Markets must be the primary mechanism by which Australia transforms its electricity supply. Yet it will not be able to meet its emission targets and at the same time produce future electricity at a price acceptable to the public unless governments act to reduce the costs of low-emission technologies.
It is now clear that the carbon pricing scheme alone is not enough to make low-emission technologies competitive and effect the change that Australia needs.
This report and its companion detailed report assess the prospects for seven technologies -- wind, solar PV, concentrating solar thermal, geothermal, carbon capture and storage, bioenergy and nuclear -- that generate electricity with near-zero emissions and that have the prospect of deployment at large scale over the next 40 years.
It finds that all seven face obstacles to achieving their potential. Any might contribute significantly to meeting Australia’s electricity needs, but there is no guarantee that any of them will deliver at a reasonable cost.
Australia has no easy choices in meeting its future energy needs. That is why governments need to step in, but with a hard-headed, intelligent approach. This report sets out what government should do – and not do.

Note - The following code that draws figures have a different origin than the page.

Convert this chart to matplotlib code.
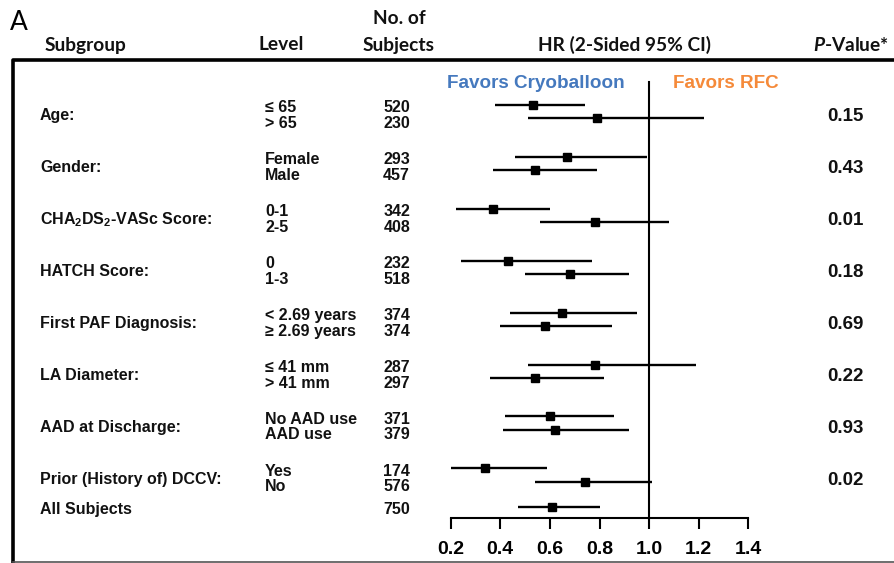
import matplotlib
matplotlib.use("Agg")
import matplotlib.pyplot as plt

plt.rcParams["mathtext.fontset"] = "custom"
plt.rcParams["mathtext.rm"] = "Liberation Sans:bold"
plt.rcParams["mathtext.bf"] = "Liberation Sans:bold"
plt.rcParams["mathtext.it"] = "Lato:bold:italic"

# ---------------- data ----------------
subgroups = ["Age:", "Gender:", r"CHA$_{2}$DS$_{2}$-VASc Score:", "HATCH Score:",
             "First PAF Diagnosis:", "LA Diameter:", "AAD at Discharge:",
             "Prior (History of) DCCV:"]
levels = [["\u2264 65", "> 65"], ["Female", "Male"], ["0-1", "2-5"], ["0", "1-3"],
          ["< 2.69 years", "\u2265 2.69 years"], ["\u2264 41 mm", "> 41 mm"],
          ["No AAD use", "AAD use"], ["Yes", "No"]]
n_subjects = [[520, 230], [293, 457], [342, 408], [232, 518],
              [374, 374], [287, 297], [371, 379], [174, 576]]
hr = [[0.53, 0.79], [0.67, 0.54], [0.37, 0.78], [0.43, 0.68],
      [0.65, 0.58], [0.78, 0.54], [0.60, 0.62], [0.34, 0.74]]
ci_low = [[0.38, 0.51], [0.46, 0.37], [0.22, 0.56], [0.24, 0.50],
          [0.44, 0.40], [0.51, 0.36], [0.42, 0.41], [0.20, 0.54]]
ci_high = [[0.74, 1.22], [0.99, 0.79], [0.60, 1.08], [0.77, 0.92],
           [0.95, 0.85], [1.19, 0.82], [0.86, 0.92], [0.59, 1.01]]
p_values = ["0.15", "0.43", "0.01", "0.18", "0.69", "0.22", "0.93", "0.02"]
all_label = "All Subjects"
all_n = 750
all_hr, all_low, all_high = 0.61, 0.47, 0.80
xticks = [0.2, 0.4, 0.6, 0.8, 1.0, 1.2, 1.4]

# ---------------- layout ----------------
W, H = 894, 563
fig = plt.figure(figsize=(W / 100, H / 100), dpi=100)
bg = fig.add_axes([0, 0, 1, 1])
bg.set_xlim(0, W)
bg.set_ylim(H, 0)
bg.axis("off")

x_left, x_right = 450.7, 748.3   # pixel positions of 0.2 and 1.4
y_axis, y_top = 518.3, 62.0
ax = fig.add_axes([x_left / W, (H - y_axis) / H, (x_right - x_left) / W, (y_axis - y_top) / H])
ax.set_xlim(0.2, 1.4)
ax.set_ylim(y_axis, y_top)
ax.patch.set_alpha(0)
for s in ["top", "right", "left"]:
    ax.spines[s].set_visible(False)
ax.spines["bottom"].set_linewidth(1.5)
ax.set_yticks([])
ax.set_xticks(xticks)
ax.set_xticklabels([f"{t:.1f}" for t in xticks], fontsize=14, fontweight="bold",
                   family="Liberation Sans")
ax.tick_params(axis="x", direction="out", length=8, width=1.5, pad=8)

row0, group_step, pair_step = 105.0, 51.9, 13.3
text_off, text_step = 3.0, 15.5
all_y = 506.7

hdr = dict(family="Lato", fontweight="bold", fontsize=13.8, color="#111111")
lab = dict(family="Liberation Sans", fontweight="bold", fontsize=11.5, color="#111111")

# box
bg.plot([13, 13, W + 5], [563, 60, 60], color="black", lw=2.6, solid_capstyle="butt")
bg.plot([13, W + 5], [561.5, 561.5], color="#555555", lw=1.2)

# headers
bg.text(10, 22, "A", family="Lato", fontsize=19, va="center", ha="left")
bg.text(45, 45, "Subgroup", ha="left", va="center", **hdr)
bg.text(258, 45, "Level", ha="left", va="center", **hdr)
bg.text(399, 19, "No. of", ha="center", va="center", **hdr)
bg.text(399, 45, "Subjects", ha="center", va="center", **hdr)
bg.text(624, 45, "HR (2-Sided 95% CI)", ha="center", va="center", **hdr)
bg.text(889, 45, r"$P$-Value*", ha="right", va="center", **hdr)

bg.text(536, 84, "Favors Cryoballoon", ha="center", va="center", family="Liberation Sans",
        fontweight="bold", fontsize=13.6, color="#4579be")
bg.text(673, 84, "Favors RFC", ha="left", va="center", family="Liberation Sans",
        fontweight="bold", fontsize=13.6, color="#f58a3a")

# reference line
ax.plot([1.0, 1.0], [y_axis, 81.5], color="black", lw=1.5, clip_on=False)

for i, name in enumerate(subgroups):
    y1 = row0 + group_step * i
    ys = [y1, y1 + pair_step]
    yt = [y1 + text_off, y1 + text_off + text_step]
    ym = (yt[0] + yt[1]) / 2
    bg.text(40, ym, name, ha="left", va="center", **lab)
    bg.text(845, ym + 1, p_values[i], ha="center", va="center", family="Liberation Sans",
            fontweight="bold", fontsize=13.5, color="#111111")
    for j in range(2):
        bg.text(265, yt[j], levels[i][j], ha="left", va="center", **lab)
        bg.text(410, yt[j], str(n_subjects[i][j]), ha="right", va="center", **lab)
        ax.plot([ci_low[i][j], ci_high[i][j]], [ys[j], ys[j]], color="black", lw=1.7,
                solid_capstyle="butt")
        ax.plot(hr[i][j], ys[j], marker="s", ms=5.5, color="black")

bg.text(40, all_y + 2.5, all_label, ha="left", va="center", **lab)
bg.text(410, all_y + 2.5, str(all_n), ha="right", va="center", **lab)
ax.plot([all_low, all_high], [all_y, all_y], color="black", lw=1.7, solid_capstyle="butt")
ax.plot(all_hr, all_y, marker="s", ms=5.5, color="black")

fig.savefig("out.png", dpi=100)
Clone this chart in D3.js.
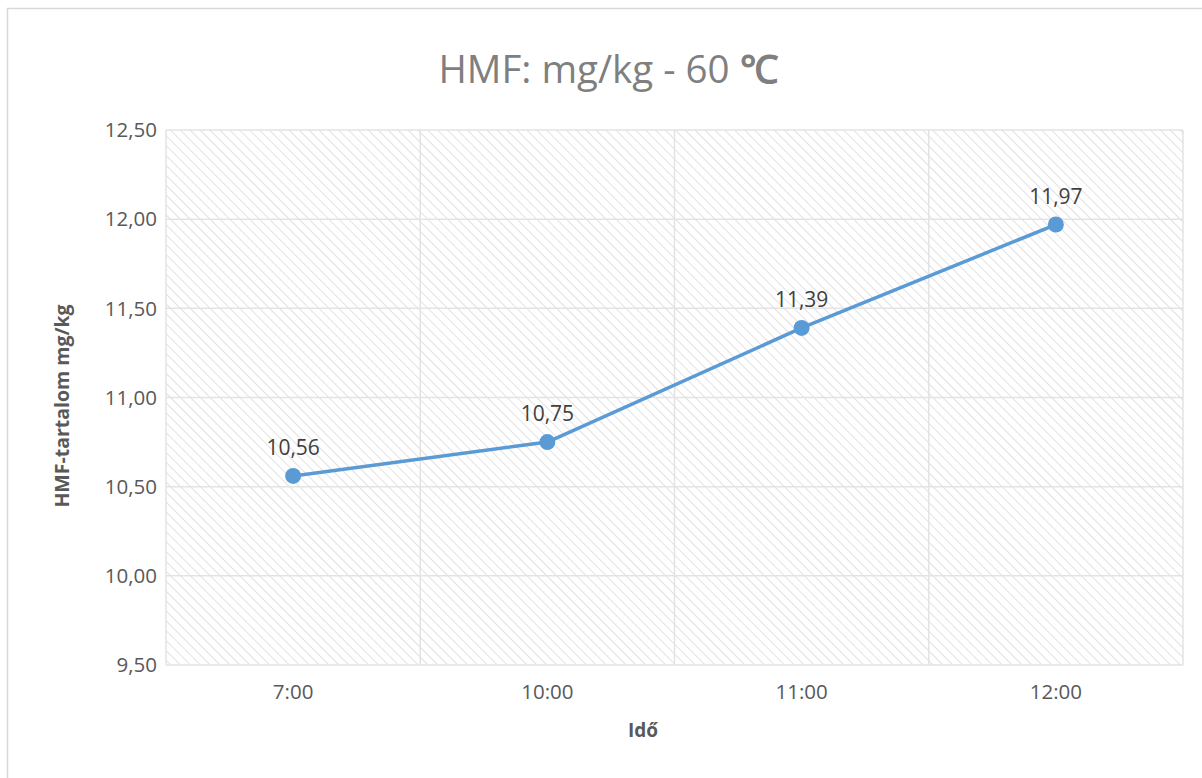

Detailed technological analysis

This Technology Analysis publication accompanies the main report, No easy choices: which way to Australia’s energy future? It sets out a detailed analysis of the seven main low-emissions electricity-generation options for Australia over the next 40 years. Each technology is assessed in terms of its economic and technical prospects in Australia, and for each we identify the major barriers to large-scale deployment in the future.